I want to send email messages that have arbitrary unicode bodies in a Python 3.2 program. But, in reality, these messages will consist largely of 7bit ASCII text. So I would like the messages encoded in utf-8 using quoted-printable. So far, I've found this works, but it seems wrong:
c = email.charset.Charset('utf-8')
c.body_encoding = email.charset.QP
m = email.message.Message()
m.set_payload("My message with an '\u05d0' in it.".encode('utf-8').decode('iso8859-1'), c)
This results in an email message with exactly the right content:
To: someone@example.com
From: someone_else@example.com
Subject: This is a subjective subject.
MIME-Version: 1.0
Content-Type: text/plain; charset="utf-8"
Content-Transfer-Encoding: quoted-printable
My message with an '=D7=90' in it.
In particular b'\xd7\x90'.decode('utf-8')
results in the original Unicode character. So the quoted-printable
encoding is properly rendering the utf-8
. I'm well-aware that this is an incredibly ugly hack. But it works.
This is Python 3. Text strings are expected to always be unicode. I shouldn't have to decode it to utf-8. And then turning it from bytes
back into str
by .decode('iso8859-1')
is a horrible hack, and I shouldn't have to do that either.
It the email
module just broken with respect to encodings? Am I not getting something?

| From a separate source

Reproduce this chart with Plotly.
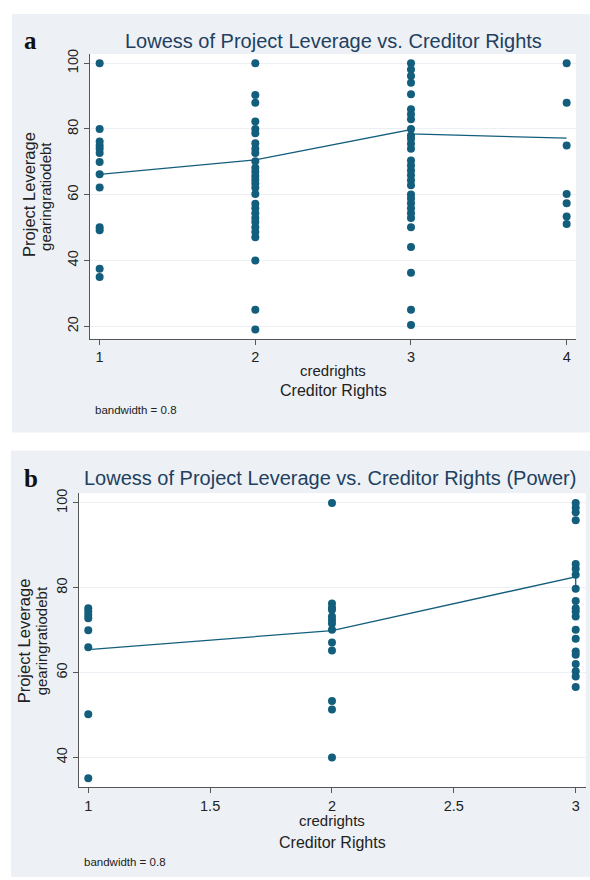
import plotly.graph_objects as go

W, H = 590, 880

# ---- Panel a: project leverage by creditor rights (all projects) ----
a_cr1 = [100, 80, 76.2, 75, 74, 72.7, 70, 66.2, 62.2, 50.1, 49.2, 37.5, 35]
a_cr2 = [100, 90.3, 88, 82.3, 80, 78.7, 75.7, 74, 72.7, 70.2, 68.2, 67, 65.7,
         64.6, 63.4, 62.1, 60.2, 57.3, 55.9, 54.4, 52.9, 51.7, 50.1, 48.7,
         47.1, 40, 25, 19]
a_cr3 = [100, 98.1, 96.1, 94.1, 90.6, 86, 84.5, 83, 80, 78, 77, 75.5, 74,
         70.4, 68.9, 67.4, 65.9, 64.4, 62.9, 60.1, 58.9, 57.4, 55.9, 54.4,
         52.9, 50.1, 44.1, 36.3, 25, 20.4]
a_cr4 = [100, 88, 75, 60.2, 57.4, 53.4, 51.1]
a_lowess_x = [1, 2, 3, 3, 4]
a_lowess_y = [66.2, 70.6, 79.8, 78.5, 77.2]

# ---- Panel b: power projects ----
b_cr1 = [75.2, 74.4, 73.6, 72.8, 70, 66, 50.2, 35.1]
b_cr2 = [100, 76.3, 75.3, 74.8, 73.2, 72.4, 71.6, 70.1, 67.1, 65.2, 53.3,
         51.3, 40]
b_cr3 = [100, 98.9, 97.8, 95.9, 85.6, 84.5, 83.1, 79.8, 76.9, 75.2, 74.4,
         73.2, 70.1, 68, 65, 64.2, 62, 60.3, 59.1, 56.6]
b_lowess_x = [1, 2, 3, 3]
b_lowess_y = [65.4, 69.9, 82.6, 80.2]

a_yticks = [20, 40, 60, 80, 100]
a_xticks = [1, 2, 3, 4]
b_yticks = [40, 60, 80, 100]
b_xticks = [1, 1.5, 2, 2.5, 3]

DOT = "#135e7c"
TITLE = "#22405f"
BG = "#edf1f5"
GRID = "#eceff3"
AXIS = "#555555"
FONT = "Liberation Sans, Arial, sans-serif"


def px_x(v):
    return v / W


def px_y(v):
    return 1 - v / H


def stack(groups):
    xs, ys = [], []
    for level, vals in groups:
        xs += [level] * len(vals)
        ys += vals
    return xs, ys


fig = go.Figure()

ax_x, ax_y = stack([(1, a_cr1), (2, a_cr2), (3, a_cr3), (4, a_cr4)])
bx_x, bx_y = stack([(1, b_cr1), (2, b_cr2), (3, b_cr3)])

fig.add_trace(go.Scatter(x=ax_x, y=ax_y, mode="markers", xaxis="x", yaxis="y",
                         marker=dict(color=DOT, size=8), showlegend=False))
fig.add_trace(go.Scatter(x=a_lowess_x, y=a_lowess_y, mode="lines", xaxis="x", yaxis="y",
                         line=dict(color=DOT, width=1.3), showlegend=False))
fig.add_trace(go.Scatter(x=bx_x, y=bx_y, mode="markers", xaxis="x2", yaxis="y2",
                         marker=dict(color=DOT, size=8), showlegend=False))
fig.add_trace(go.Scatter(x=b_lowess_x, y=b_lowess_y, mode="lines", xaxis="x2", yaxis="y2",
                         line=dict(color=DOT, width=1.3), showlegend=False))

# plot regions in pixels (left, top, right, bottom)
A = (90, 49.3, 576, 335.7)
B = (79, 491, 585.7, 786.7)

axis_common = dict(showline=True, linecolor=AXIS, linewidth=1, ticks="outside",
                   ticklen=5, tickcolor=AXIS, tickwidth=1, zeroline=False,
                   tickfont=dict(family=FONT, size=14.5, color="#222"))

fig.update_layout(
    width=W, height=H, margin=dict(l=0, r=0, t=0, b=0),
    paper_bgcolor="white", plot_bgcolor="white",
    xaxis=dict(domain=[px_x(A[0]), px_x(A[2])], range=[0.938, 4.06],
               tickvals=a_xticks, showgrid=False, anchor="y", **axis_common),
    yaxis=dict(domain=[px_y(A[3]), px_y(A[1])], range=[16.2, 102.8],
               tickvals=a_yticks, showgrid=True, gridcolor=GRID, gridwidth=1,
               tickangle=-90, anchor="x", **axis_common),
    xaxis2=dict(domain=[px_x(B[0]), px_x(B[2])], range=[0.962, 3.041],
                tickvals=b_xticks, ticktext=["1", "1.5", "2", "2.5", "3"],
                showgrid=False, anchor="y2", **axis_common),
    yaxis2=dict(domain=[px_y(B[3]), px_y(B[1])], range=[32.97, 102.3],
                tickvals=b_yticks, showgrid=True, gridcolor=GRID, gridwidth=1,
                tickangle=-90, anchor="x2", **axis_common),
)

# grey graph regions behind white plot regions
shapes = []
for (x0, y0, x1, y1) in [(12, 9, 590, 430), (11, 448, 590, 877)]:
    shapes.append(dict(type="rect", xref="paper", yref="paper", layer="below",
                       x0=px_x(x0), x1=px_x(x1), y0=px_y(y1), y1=px_y(y0),
                       fillcolor=BG, line=dict(width=0)))
for (x0, y0, x1, y1) in [A, B]:
    shapes.append(dict(type="rect", xref="paper", yref="paper", layer="below",
                       x0=px_x(x0), x1=px_x(x1), y0=px_y(y1), y1=px_y(y0),
                       fillcolor="white", line=dict(width=0)))
fig.update_layout(shapes=shapes)


def note(text, x, y, size, color="#222", family=FONT, angle=0, xanchor="center", bold=False):
    if bold:
        text = "<b>" + text + "</b>"
    fig.add_annotation(text=text, xref="paper", yref="paper", x=px_x(x), y=px_y(y),
                       showarrow=False, textangle=angle, xanchor=xanchor, yanchor="middle",
                       font=dict(family=family, size=size, color=color))


SERIF = "Liberation Serif, Times New Roman, serif"

# panel a texts
note("a", 30, 36, 25, color="#111", family=SERIF, bold=True)
note("Lowess of Project Leverage vs. Creditor Rights", 333, 36, 20, color=TITLE)
note("Project Leverage", 29, 191, 16.5, angle=-90)
note("gearingratiodebt", 46, 193, 15, angle=-90)
note("credrights", 333, 368, 15)
note("Creditor Rights", 333, 388, 16)
note("bandwidth = 0.8", 93, 407, 11.5, xanchor="left")

# panel b texts
note("b", 31, 476, 25, color="#111", family=SERIF, bold=True)
note("Lowess of Project Leverage vs. Creditor Rights (Power)", 330, 476, 20, color=TITLE)
note("Project Leverage", 24, 640, 16.5, angle=-90)
note("gearingratiodebt", 41, 640, 15, angle=-90)
note("credrights", 332, 820, 15)
note("Creditor Rights", 332, 842, 16)
note("bandwidth = 0.8", 82, 862, 11.5, xanchor="left")

fig.write_html("out.html")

I've attempted to just plain old set it, with no character set. That leaves me with a unicode email message, and that's not right at all. I've also tried leaving off the encode
and decode
steps. If I leave them both off, it complains that the \u05d0
is out-of-range when trying to decide if that character needs to be quoted in the quoted-printable encoding. If I leave in just the encode
step, it complains bitterly about how I'm passing in a bytes
and it wants a str
.